== Data segment ==

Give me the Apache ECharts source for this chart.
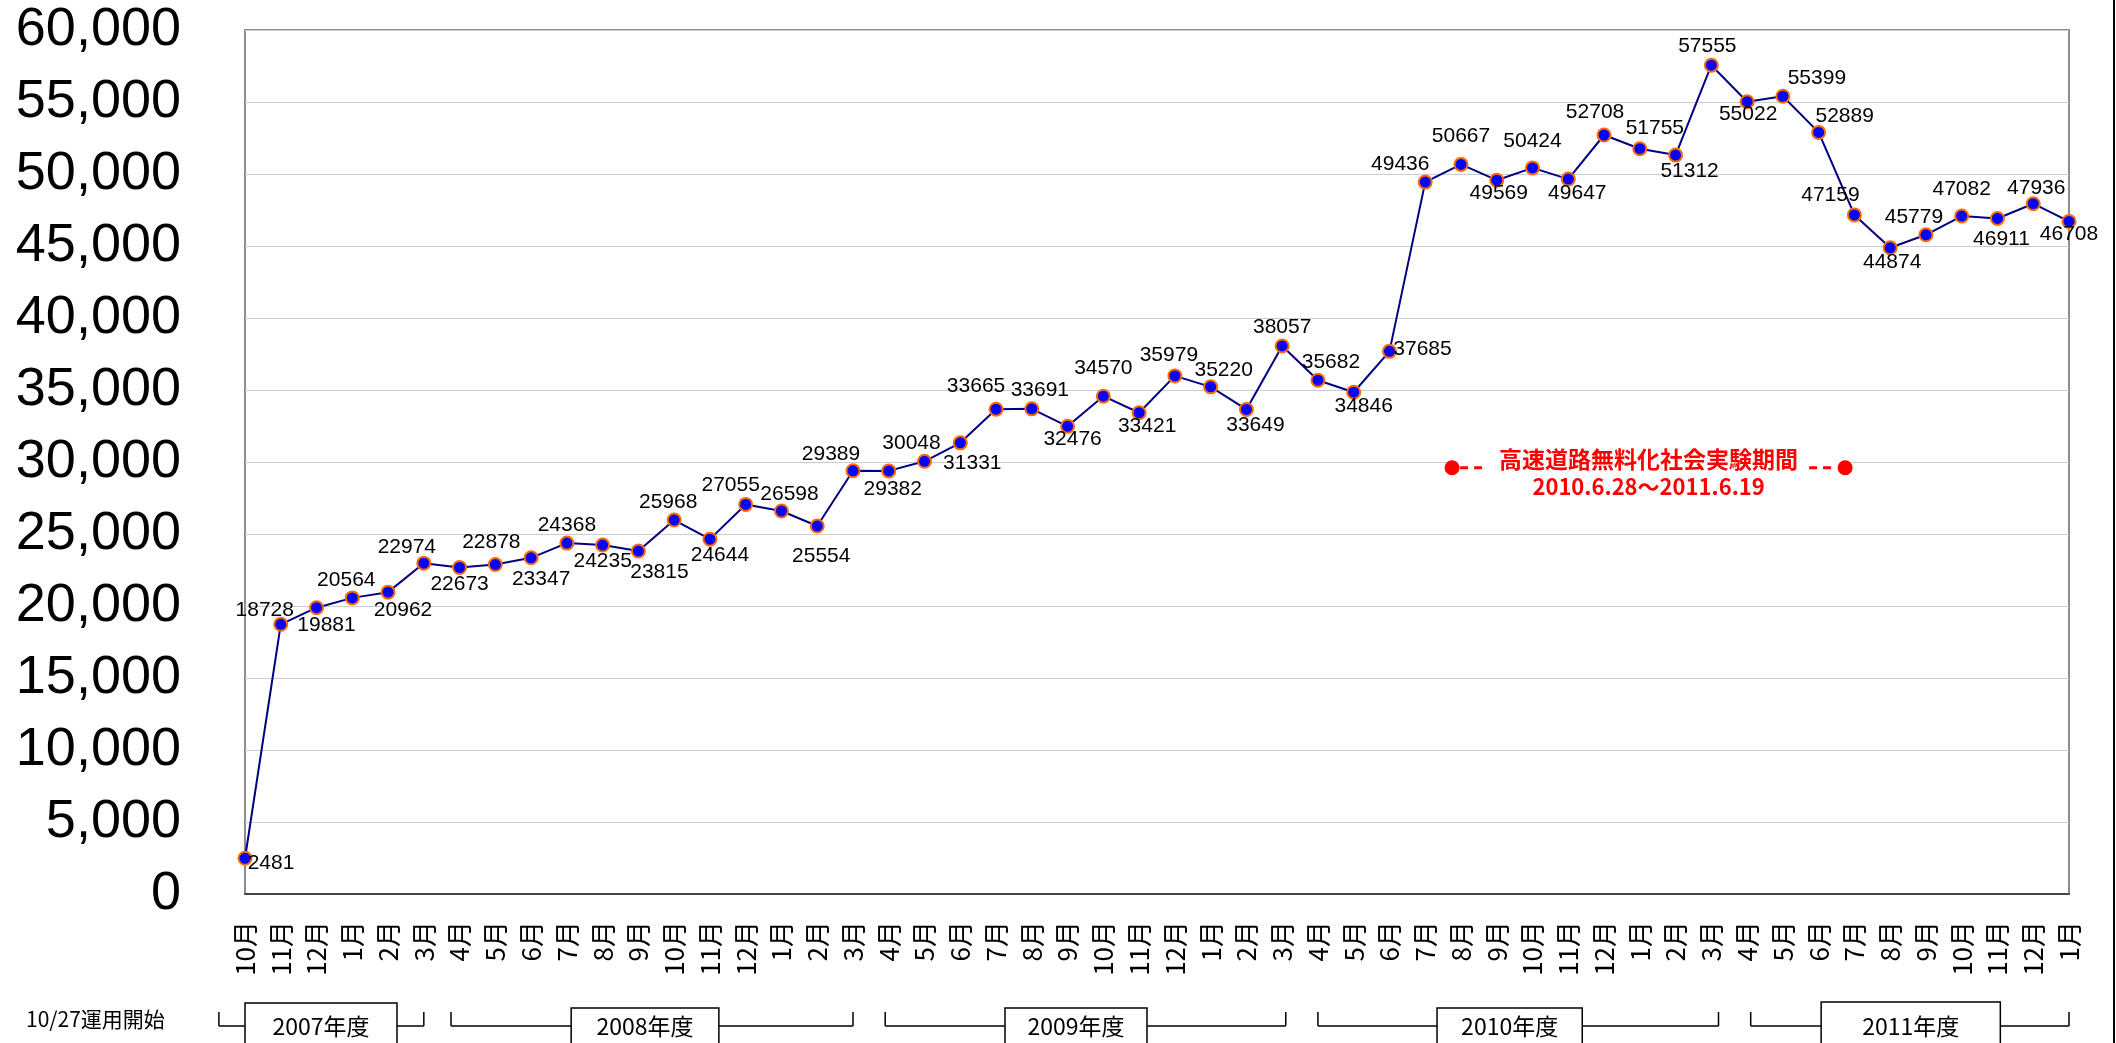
<!DOCTYPE html>
<html><head><meta charset="utf-8">
<script src="https://cdn.jsdelivr.net/npm/echarts@6/dist/echarts.min.js"></script>
<style>html,body{margin:0;padding:0;background:#fff;overflow:hidden}#c{width:2116px;height:1043px}</style>
</head><body><div id="c"></div>
<script>
// ---- data ----
const months = ['10月','11月','12月','1月','2月','3月',
  '4月','5月','6月','7月','8月','9月','10月','11月','12月','1月','2月','3月',
  '4月','5月','6月','7月','8月','9月','10月','11月','12月','1月','2月','3月',
  '4月','5月','6月','7月','8月','9月','10月','11月','12月','1月','2月','3月',
  '4月','5月','6月','7月','8月','9月','10月','11月','12月','1月'];
const values = [2481,18728,19881,20564,20962,22974,
  22673,22878,23347,24368,24235,23815,25968,24644,27055,26598,25554,29389,
  29382,30048,31331,33665,33691,32476,34570,33421,35979,35220,33649,38057,
  35682,34846,37685,49436,50667,49569,50424,49647,52708,51755,51312,57555,
  55022,55399,52889,47159,44874,45779,47082,46911,47936,46708];
const fiscalYears = ['2007年度','2008年度','2009年度','2010年度','2011年度'];
const startNote = '10/27運用開始';
const periodTitle = '高速道路無料化社会実験期間';
const periodDates = '2010.6.28～2011.6.19';
const yMin = 0, yMax = 60000, yStep = 5000;

// ---- label placement (offset of label centre from its point) ----
const labelOffsets = [[26,5],[-16,-14],[10,17],[-6,-18],[15,18],[-17,-16],
  [0,17],[-4,-22],[10,21],[0,-18],[0,16],[21,21],[-6,-18],[10,16],[-15,-19],[8,-17],[4,30],[-22,-17],
  [4,18],[-13,-18],[12,20],[-20,-23],[8,-19],[5,13],[0,-28],[8,13],[-6,-21],[13,-17],[9,16],[0,-19],
  [13,-18],[10,14],[33,-2],[-25,-18],[0,-28],[2,13],[0,-27],[9,14],[-9,-23],[15,-21],[14,16],[-4,-19],
  [1,13],[34,-18],[26,-16],[-24,-20],[2,14],[-12,-18],[0,-27],[4,21],[3,-16],[0,13]];

const sans = "'Liberation Sans',Arial,sans-serif";
const jp = "'Noto Sans CJK JP','Noto Sans',sans-serif";

const chart = echarts.init(document.getElementById('c'), null, {renderer:'canvas'});
const seriesData = values.map((v,i)=>({
  value: v,
  label: {offset: labelOffsets[i]}
}));
chart.setOption({
  animation: false,
  backgroundColor: '#fff',
  grid: {left: 245, right: 47, top: 30, bottom: 149, show: true, borderColor: '#8c8c8c', borderWidth: 2, backgroundColor: 'transparent'},
  xAxis: {
    type: 'category', data: months, boundaryGap: false,
    axisLine: {show: true, lineStyle: {color: '#444', width: 2}},
    axisTick: {show: false},
    axisLabel: {rotate: 90, interval: 0, margin: 27, color: '#000', fontSize: 26, fontFamily: jp},
    splitLine: {show: false}
  },
  yAxis: {
    type: 'value', min: yMin, max: yMax, interval: yStep,
    axisLine: {show: false}, axisTick: {show: false},
    axisLabel: {margin: 64, color: '#000', fontSize: 54, fontFamily: sans,
      formatter: v => String(v).replace(/\B(?=(\d{3})+(?!\d))/g, ',')},
    splitLine: {lineStyle: {color: '#cccccc', width: 1}}
  },
  series: [{
    type: 'line', data: seriesData,
    symbol: 'circle', symbolSize: 13,
    lineStyle: {color: '#000080', width: 2},
    itemStyle: {color: '#0000ff', borderColor: '#ff6a00', borderWidth: 2},
    label: {show: true, position: 'inside', color: '#000', fontSize: 21, fontFamily: sans},
    z: 3
  }]
});

// ---- annotations positioned from the axes ----
const x0 = chart.convertToPixel({xAxisIndex: 0}, 0);
const x1 = chart.convertToPixel({xAxisIndex: 0}, 1);
const step = x1 - x0;
const px = i => x0 + i * step;
const py = v => chart.convertToPixel({yAxisIndex: 0}, v);

const g = [];
const lineEl = (xa, ya, xb, yb, w, color, dash) => ({type:'line', z: 100, shape:{x1:xa,y1:ya,x2:xb,y2:yb}, style:{stroke: color || '#000', lineWidth: w || 1.5, lineDash: dash || null}});
// fiscal year brackets: [bracket start idx, bracket end idx, box left idx, box right idx, box top]
const brackets = [[-0.73,5.0,0,4.25,1003],[5.76,17.0,9.12,13.25,1008],[17.9,29.1,21.25,25.22,1008],[30.0,41.2,33.33,37.39,1008],[42.1,51.0,44.07,49.08,1002]];
const tickTop = 1012, lineY = 1026;
brackets.forEach((b, k) => {
  const a = px(b[0]), e = px(b[1]);
  g.push(lineEl(a, tickTop, a, lineY));
  g.push(lineEl(e, tickTop, e, lineY));
  g.push(lineEl(a, lineY, e, lineY));
  const l = px(b[2]), r = px(b[3]);
  g.push({type:'rect', z: 101, shape:{x:l, y:b[4], width:r-l, height:1060-b[4]}, style:{fill:'#fff', stroke:'#000', lineWidth:1.5}});
  g.push({type:'text', z: 102, style:{text: fiscalYears[k], x:(l+r)/2, y:1026, align:'center', verticalAlign:'middle', fill:'#000', fontSize:23, fontFamily: jp}});
});
g.push({type:'text', z: 102, style:{text: startNote, x: 26, y: 1019, align:'left', verticalAlign:'middle', fill:'#000', fontSize:21, fontFamily: jp}});

// free-of-charge experiment period marker
const pL = px(33.75), pR = px(44.74), pY = py(29600);
g.push({type:'rect', z: 100, shape:{x:pL, y:pY-20, width:pR-pL, height:40}, style:{fill:'#fff'}});
g.push(lineEl(pL+8, pY, pL+36, pY, 3, '#ff0000', [8,6]));
g.push(lineEl(pR-36, pY, pR-8, pY, 3, '#ff0000', [8,6]));
g.push({type:'circle', z: 102, shape:{cx:pL, cy:pY, r:7.5}, style:{fill:'#ff0000'}});
g.push({type:'circle', z: 102, shape:{cx:pR, cy:pY, r:7.5}, style:{fill:'#ff0000'}});
const midX = (pL + pR) / 2;
g.push({type:'text', z: 102, style:{text: periodTitle, x: midX, y: pY - 8, align:'center', verticalAlign:'middle', fill:'#ff0000', fontSize:23, fontWeight:'bold', fontFamily: jp}});
g.push({type:'text', z: 102, style:{text: periodDates, x: midX, y: pY + 19, align:'center', verticalAlign:'middle', fill:'#ff0000', fontSize:22, fontWeight:'bold', fontFamily: jp}});
// outer frame edge at right
g.push(lineEl(2114, 0, 2114, 1043, 2, '#000'));
chart.setOption({graphic: g});
</script></body></html>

== Exercise ==
Print the complete listing exactly as it stands, without its pictures.

== Result for this exercise ==
Give me the Apache ECharts source for this chart.
<!DOCTYPE html>
<html><head><meta charset="utf-8">
<script src="https://cdn.jsdelivr.net/npm/echarts@6/dist/echarts.min.js"></script>
<style>html,body{margin:0;padding:0;background:#fff;overflow:hidden}#c{width:2116px;height:1043px}</style>
</head><body><div id="c"></div>
<script>
// ---- data ----
const months = ['10月','11月','12月','1月','2月','3月',
  '4月','5月','6月','7月','8月','9月','10月','11月','12月','1月','2月','3月',
  '4月','5月','6月','7月','8月','9月','10月','11月','12月','1月','2月','3月',
  '4月','5月','6月','7月','8月','9月','10月','11月','12月','1月','2月','3月',
  '4月','5月','6月','7月','8月','9月','10月','11月','12月','1月'];
const values = [2481,18728,19881,20564,20962,22974,
  22673,22878,23347,24368,24235,23815,25968,24644,27055,26598,25554,29389,
  29382,30048,31331,33665,33691,32476,34570,33421,35979,35220,33649,38057,
  35682,34846,37685,49436,50667,49569,50424,49647,52708,51755,51312,57555,
  55022,55399,52889,47159,44874,45779,47082,46911,47936,46708];
const fiscalYears = ['2007年度','2008年度','2009年度','2010年度','2011年度'];
const startNote = '10/27運用開始';
const periodTitle = '高速道路無料化社会実験期間';
const periodDates = '2010.6.28～2011.6.19';
const yMin = 0, yMax = 60000, yStep = 5000;

// ---- label placement (offset of label centre from its point) ----
const labelOffsets = [[26,5],[-16,-14],[10,17],[-6,-18],[15,18],[-17,-16],
  [0,17],[-4,-22],[10,21],[0,-18],[0,16],[21,21],[-6,-18],[10,16],[-15,-19],[8,-17],[4,30],[-22,-17],
  [4,18],[-13,-18],[12,20],[-20,-23],[8,-19],[5,13],[0,-28],[8,13],[-6,-21],[13,-17],[9,16],[0,-19],
  [13,-18],[10,14],[33,-2],[-25,-18],[0,-28],[2,13],[0,-27],[9,14],[-9,-23],[15,-21],[14,16],[-4,-19],
  [1,13],[34,-18],[26,-16],[-24,-20],[2,14],[-12,-18],[0,-27],[4,21],[3,-16],[0,13]];

const sans = "'Liberation Sans',Arial,sans-serif";
const jp = "'Noto Sans CJK JP','Noto Sans',sans-serif";

const chart = echarts.init(document.getElementById('c'), null, {renderer:'canvas'});
const seriesData = values.map((v,i)=>({
  value: v,
  label: {offset: labelOffsets[i]}
}));
chart.setOption({
  animation: false,
  backgroundColor: '#fff',
  grid: {left: 245, right: 47, top: 30, bottom: 149, show: true, borderColor: '#8c8c8c', borderWidth: 2, backgroundColor: 'transparent'},
  xAxis: {
    type: 'category', data: months, boundaryGap: false,
    axisLine: {show: true, lineStyle: {color: '#444', width: 2}},
    axisTick: {show: false},
    axisLabel: {rotate: 90, interval: 0, margin: 27, color: '#000', fontSize: 26, fontFamily: jp},
    splitLine: {show: false}
  },
  yAxis: {
    type: 'value', min: yMin, max: yMax, interval: yStep,
    axisLine: {show: false}, axisTick: {show: false},
    axisLabel: {margin: 64, color: '#000', fontSize: 54, fontFamily: sans,
      formatter: v => String(v).replace(/\B(?=(\d{3})+(?!\d))/g, ',')},
    splitLine: {lineStyle: {color: '#cccccc', width: 1}}
  },
  series: [{
    type: 'line', data: seriesData,
    symbol: 'circle', symbolSize: 13,
    lineStyle: {color: '#000080', width: 2},
    itemStyle: {color: '#0000ff', borderColor: '#ff6a00', borderWidth: 2},
    label: {show: true, position: 'inside', color: '#000', fontSize: 21, fontFamily: sans},
    z: 3
  }]
});

// ---- annotations positioned from the axes ----
const x0 = chart.convertToPixel({xAxisIndex: 0}, 0);
const x1 = chart.convertToPixel({xAxisIndex: 0}, 1);
const step = x1 - x0;
const px = i => x0 + i * step;
const py = v => chart.convertToPixel({yAxisIndex: 0}, v);

const g = [];
const lineEl = (xa, ya, xb, yb, w, color, dash) => ({type:'line', z: 100, shape:{x1:xa,y1:ya,x2:xb,y2:yb}, style:{stroke: color || '#000', lineWidth: w || 1.5, lineDash: dash || null}});
// fiscal year brackets: [bracket start idx, bracket end idx, box left idx, box right idx, box top]
const brackets = [[-0.73,5.0,0,4.25,1003],[5.76,17.0,9.12,13.25,1008],[17.9,29.1,21.25,25.22,1008],[30.0,41.2,33.33,37.39,1008],[42.1,51.0,44.07,49.08,1002]];
const tickTop = 1012, lineY = 1026;
brackets.forEach((b, k) => {
  const a = px(b[0]), e = px(b[1]);
  g.push(lineEl(a, tickTop, a, lineY));
  g.push(lineEl(e, tickTop, e, lineY));
  g.push(lineEl(a, lineY, e, lineY));
  const l = px(b[2]), r = px(b[3]);
  g.push({type:'rect', z: 101, shape:{x:l, y:b[4], width:r-l, height:1060-b[4]}, style:{fill:'#fff', stroke:'#000', lineWidth:1.5}});
  g.push({type:'text', z: 102, style:{text: fiscalYears[k], x:(l+r)/2, y:1026, align:'center', verticalAlign:'middle', fill:'#000', fontSize:23, fontFamily: jp}});
});
g.push({type:'text', z: 102, style:{text: startNote, x: 26, y: 1019, align:'left', verticalAlign:'middle', fill:'#000', fontSize:21, fontFamily: jp}});

// free-of-charge experiment period marker
const pL = px(33.75), pR = px(44.74), pY = py(29600);
g.push({type:'rect', z: 100, shape:{x:pL, y:pY-20, width:pR-pL, height:40}, style:{fill:'#fff'}});
g.push(lineEl(pL+8, pY, pL+36, pY, 3, '#ff0000', [8,6]));
g.push(lineEl(pR-36, pY, pR-8, pY, 3, '#ff0000', [8,6]));
g.push({type:'circle', z: 102, shape:{cx:pL, cy:pY, r:7.5}, style:{fill:'#ff0000'}});
g.push({type:'circle', z: 102, shape:{cx:pR, cy:pY, r:7.5}, style:{fill:'#ff0000'}});
const midX = (pL + pR) / 2;
g.push({type:'text', z: 102, style:{text: periodTitle, x: midX, y: pY - 8, align:'center', verticalAlign:'middle', fill:'#ff0000', fontSize:23, fontWeight:'bold', fontFamily: jp}});
g.push({type:'text', z: 102, style:{text: periodDates, x: midX, y: pY + 19, align:'center', verticalAlign:'middle', fill:'#ff0000', fontSize:22, fontWeight:'bold', fontFamily: jp}});
// outer frame edge at right
g.push(lineEl(2114, 0, 2114, 1043, 2, '#000'));
chart.setOption({graphic: g});
</script></body></html>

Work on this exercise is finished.